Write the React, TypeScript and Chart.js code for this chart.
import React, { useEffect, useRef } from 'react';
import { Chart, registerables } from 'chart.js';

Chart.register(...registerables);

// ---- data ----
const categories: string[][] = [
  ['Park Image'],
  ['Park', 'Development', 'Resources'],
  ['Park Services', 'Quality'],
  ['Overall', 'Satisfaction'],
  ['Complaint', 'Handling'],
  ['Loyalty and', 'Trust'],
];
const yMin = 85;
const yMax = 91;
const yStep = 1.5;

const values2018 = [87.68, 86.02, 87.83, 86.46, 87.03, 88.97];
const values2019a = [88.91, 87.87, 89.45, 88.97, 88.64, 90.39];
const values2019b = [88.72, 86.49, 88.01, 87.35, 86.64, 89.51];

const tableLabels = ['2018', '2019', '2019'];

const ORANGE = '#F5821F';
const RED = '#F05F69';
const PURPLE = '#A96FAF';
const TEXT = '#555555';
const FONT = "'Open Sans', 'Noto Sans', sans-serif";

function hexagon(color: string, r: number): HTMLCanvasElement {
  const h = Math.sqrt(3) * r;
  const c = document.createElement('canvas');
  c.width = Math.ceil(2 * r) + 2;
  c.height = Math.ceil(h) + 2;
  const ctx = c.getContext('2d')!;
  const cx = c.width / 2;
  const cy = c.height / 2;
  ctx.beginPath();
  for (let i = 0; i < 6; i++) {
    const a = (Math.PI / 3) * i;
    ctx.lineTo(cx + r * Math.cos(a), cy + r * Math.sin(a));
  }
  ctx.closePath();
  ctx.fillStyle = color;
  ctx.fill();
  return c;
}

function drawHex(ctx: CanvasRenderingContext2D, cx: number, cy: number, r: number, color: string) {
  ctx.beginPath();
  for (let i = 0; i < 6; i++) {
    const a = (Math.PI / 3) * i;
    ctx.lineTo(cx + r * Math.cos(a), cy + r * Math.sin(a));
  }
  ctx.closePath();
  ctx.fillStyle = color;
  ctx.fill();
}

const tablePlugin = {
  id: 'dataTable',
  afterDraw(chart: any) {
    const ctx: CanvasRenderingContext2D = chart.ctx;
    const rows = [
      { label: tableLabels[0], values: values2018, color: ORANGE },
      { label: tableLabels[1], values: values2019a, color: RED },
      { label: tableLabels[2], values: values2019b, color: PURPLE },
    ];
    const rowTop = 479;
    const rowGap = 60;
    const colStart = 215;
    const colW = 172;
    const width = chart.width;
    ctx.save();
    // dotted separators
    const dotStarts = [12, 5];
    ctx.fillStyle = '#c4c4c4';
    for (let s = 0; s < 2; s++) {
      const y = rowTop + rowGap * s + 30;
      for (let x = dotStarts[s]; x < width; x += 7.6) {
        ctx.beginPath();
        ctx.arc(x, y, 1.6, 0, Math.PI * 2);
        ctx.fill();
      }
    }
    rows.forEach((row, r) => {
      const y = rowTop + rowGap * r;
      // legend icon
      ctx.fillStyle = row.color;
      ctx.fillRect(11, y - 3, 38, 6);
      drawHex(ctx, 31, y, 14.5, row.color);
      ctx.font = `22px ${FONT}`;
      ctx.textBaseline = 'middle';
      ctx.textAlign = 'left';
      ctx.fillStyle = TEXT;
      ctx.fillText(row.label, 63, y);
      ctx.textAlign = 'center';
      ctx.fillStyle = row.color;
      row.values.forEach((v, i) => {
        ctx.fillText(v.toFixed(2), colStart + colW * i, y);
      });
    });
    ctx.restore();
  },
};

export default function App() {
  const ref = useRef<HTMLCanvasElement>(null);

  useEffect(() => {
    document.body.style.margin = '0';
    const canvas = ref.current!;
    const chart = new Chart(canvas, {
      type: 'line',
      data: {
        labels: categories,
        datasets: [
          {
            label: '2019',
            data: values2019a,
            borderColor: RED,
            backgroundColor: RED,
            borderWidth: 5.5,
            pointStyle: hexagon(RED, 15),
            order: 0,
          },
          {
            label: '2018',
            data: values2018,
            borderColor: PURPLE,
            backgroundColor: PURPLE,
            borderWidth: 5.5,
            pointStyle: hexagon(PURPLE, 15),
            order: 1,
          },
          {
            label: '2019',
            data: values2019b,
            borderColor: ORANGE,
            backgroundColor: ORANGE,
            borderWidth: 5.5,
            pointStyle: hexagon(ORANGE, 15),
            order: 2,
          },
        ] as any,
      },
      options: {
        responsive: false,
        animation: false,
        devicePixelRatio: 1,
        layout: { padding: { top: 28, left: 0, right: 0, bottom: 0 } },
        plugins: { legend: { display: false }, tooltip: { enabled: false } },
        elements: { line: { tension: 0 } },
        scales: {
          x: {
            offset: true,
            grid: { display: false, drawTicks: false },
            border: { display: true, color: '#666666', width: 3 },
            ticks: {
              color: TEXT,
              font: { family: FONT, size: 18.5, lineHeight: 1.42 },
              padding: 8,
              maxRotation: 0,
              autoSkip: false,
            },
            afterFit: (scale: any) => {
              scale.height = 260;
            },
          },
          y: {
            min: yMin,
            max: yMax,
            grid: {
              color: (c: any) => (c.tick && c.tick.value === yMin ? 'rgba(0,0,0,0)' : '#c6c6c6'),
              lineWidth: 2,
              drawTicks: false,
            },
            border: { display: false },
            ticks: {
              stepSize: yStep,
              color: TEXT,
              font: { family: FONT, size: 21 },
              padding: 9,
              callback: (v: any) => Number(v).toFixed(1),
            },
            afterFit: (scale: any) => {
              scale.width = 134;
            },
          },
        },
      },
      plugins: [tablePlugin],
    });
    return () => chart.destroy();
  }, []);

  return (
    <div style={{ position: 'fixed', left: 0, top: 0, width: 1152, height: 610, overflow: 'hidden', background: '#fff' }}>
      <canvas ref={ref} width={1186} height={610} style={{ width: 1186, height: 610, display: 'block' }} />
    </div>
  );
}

**Goal of the exercise:** Transcribe the material above word for word.

**Solution:**
Write the React, TypeScript and Chart.js code for this chart.
import React, { useEffect, useRef } from 'react';
import { Chart, registerables } from 'chart.js';

Chart.register(...registerables);

// ---- data ----
const categories: string[][] = [
  ['Park Image'],
  ['Park', 'Development', 'Resources'],
  ['Park Services', 'Quality'],
  ['Overall', 'Satisfaction'],
  ['Complaint', 'Handling'],
  ['Loyalty and', 'Trust'],
];
const yMin = 85;
const yMax = 91;
const yStep = 1.5;

const values2018 = [87.68, 86.02, 87.83, 86.46, 87.03, 88.97];
const values2019a = [88.91, 87.87, 89.45, 88.97, 88.64, 90.39];
const values2019b = [88.72, 86.49, 88.01, 87.35, 86.64, 89.51];

const tableLabels = ['2018', '2019', '2019'];

const ORANGE = '#F5821F';
const RED = '#F05F69';
const PURPLE = '#A96FAF';
const TEXT = '#555555';
const FONT = "'Open Sans', 'Noto Sans', sans-serif";

function hexagon(color: string, r: number): HTMLCanvasElement {
  const h = Math.sqrt(3) * r;
  const c = document.createElement('canvas');
  c.width = Math.ceil(2 * r) + 2;
  c.height = Math.ceil(h) + 2;
  const ctx = c.getContext('2d')!;
  const cx = c.width / 2;
  const cy = c.height / 2;
  ctx.beginPath();
  for (let i = 0; i < 6; i++) {
    const a = (Math.PI / 3) * i;
    ctx.lineTo(cx + r * Math.cos(a), cy + r * Math.sin(a));
  }
  ctx.closePath();
  ctx.fillStyle = color;
  ctx.fill();
  return c;
}

function drawHex(ctx: CanvasRenderingContext2D, cx: number, cy: number, r: number, color: string) {
  ctx.beginPath();
  for (let i = 0; i < 6; i++) {
    const a = (Math.PI / 3) * i;
    ctx.lineTo(cx + r * Math.cos(a), cy + r * Math.sin(a));
  }
  ctx.closePath();
  ctx.fillStyle = color;
  ctx.fill();
}

const tablePlugin = {
  id: 'dataTable',
  afterDraw(chart: any) {
    const ctx: CanvasRenderingContext2D = chart.ctx;
    const rows = [
      { label: tableLabels[0], values: values2018, color: ORANGE },
      { label: tableLabels[1], values: values2019a, color: RED },
      { label: tableLabels[2], values: values2019b, color: PURPLE },
    ];
    const rowTop = 479;
    const rowGap = 60;
    const colStart = 215;
    const colW = 172;
    const width = chart.width;
    ctx.save();
    // dotted separators
    const dotStarts = [12, 5];
    ctx.fillStyle = '#c4c4c4';
    for (let s = 0; s < 2; s++) {
      const y = rowTop + rowGap * s + 30;
      for (let x = dotStarts[s]; x < width; x += 7.6) {
        ctx.beginPath();
        ctx.arc(x, y, 1.6, 0, Math.PI * 2);
        ctx.fill();
      }
    }
    rows.forEach((row, r) => {
      const y = rowTop + rowGap * r;
      // legend icon
      ctx.fillStyle = row.color;
      ctx.fillRect(11, y - 3, 38, 6);
      drawHex(ctx, 31, y, 14.5, row.color);
      ctx.font = `22px ${FONT}`;
      ctx.textBaseline = 'middle';
      ctx.textAlign = 'left';
      ctx.fillStyle = TEXT;
      ctx.fillText(row.label, 63, y);
      ctx.textAlign = 'center';
      ctx.fillStyle = row.color;
      row.values.forEach((v, i) => {
        ctx.fillText(v.toFixed(2), colStart + colW * i, y);
      });
    });
    ctx.restore();
  },
};

export default function App() {
  const ref = useRef<HTMLCanvasElement>(null);

  useEffect(() => {
    document.body.style.margin = '0';
    const canvas = ref.current!;
    const chart = new Chart(canvas, {
      type: 'line',
      data: {
        labels: categories,
        datasets: [
          {
            label: '2019',
            data: values2019a,
            borderColor: RED,
            backgroundColor: RED,
            borderWidth: 5.5,
            pointStyle: hexagon(RED, 15),
            order: 0,
          },
          {
            label: '2018',
            data: values2018,
            borderColor: PURPLE,
            backgroundColor: PURPLE,
            borderWidth: 5.5,
            pointStyle: hexagon(PURPLE, 15),
            order: 1,
          },
          {
            label: '2019',
            data: values2019b,
            borderColor: ORANGE,
            backgroundColor: ORANGE,
            borderWidth: 5.5,
            pointStyle: hexagon(ORANGE, 15),
            order: 2,
          },
        ] as any,
      },
      options: {
        responsive: false,
        animation: false,
        devicePixelRatio: 1,
        layout: { padding: { top: 28, left: 0, right: 0, bottom: 0 } },
        plugins: { legend: { display: false }, tooltip: { enabled: false } },
        elements: { line: { tension: 0 } },
        scales: {
          x: {
            offset: true,
            grid: { display: false, drawTicks: false },
            border: { display: true, color: '#666666', width: 3 },
            ticks: {
              color: TEXT,
              font: { family: FONT, size: 18.5, lineHeight: 1.42 },
              padding: 8,
              maxRotation: 0,
              autoSkip: false,
            },
            afterFit: (scale: any) => {
              scale.height = 260;
            },
          },
          y: {
            min: yMin,
            max: yMax,
            grid: {
              color: (c: any) => (c.tick && c.tick.value === yMin ? 'rgba(0,0,0,0)' : '#c6c6c6'),
              lineWidth: 2,
              drawTicks: false,
            },
            border: { display: false },
            ticks: {
              stepSize: yStep,
              color: TEXT,
              font: { family: FONT, size: 21 },
              padding: 9,
              callback: (v: any) => Number(v).toFixed(1),
            },
            afterFit: (scale: any) => {
              scale.width = 134;
            },
          },
        },
      },
      plugins: [tablePlugin],
    });
    return () => chart.destroy();
  }, []);

  return (
    <div style={{ position: 'fixed', left: 0, top: 0, width: 1152, height: 610, overflow: 'hidden', background: '#fff' }}>
      <canvas ref={ref} width={1186} height={610} style={{ width: 1186, height: 610, display: 'block' }} />
    </div>
  );
}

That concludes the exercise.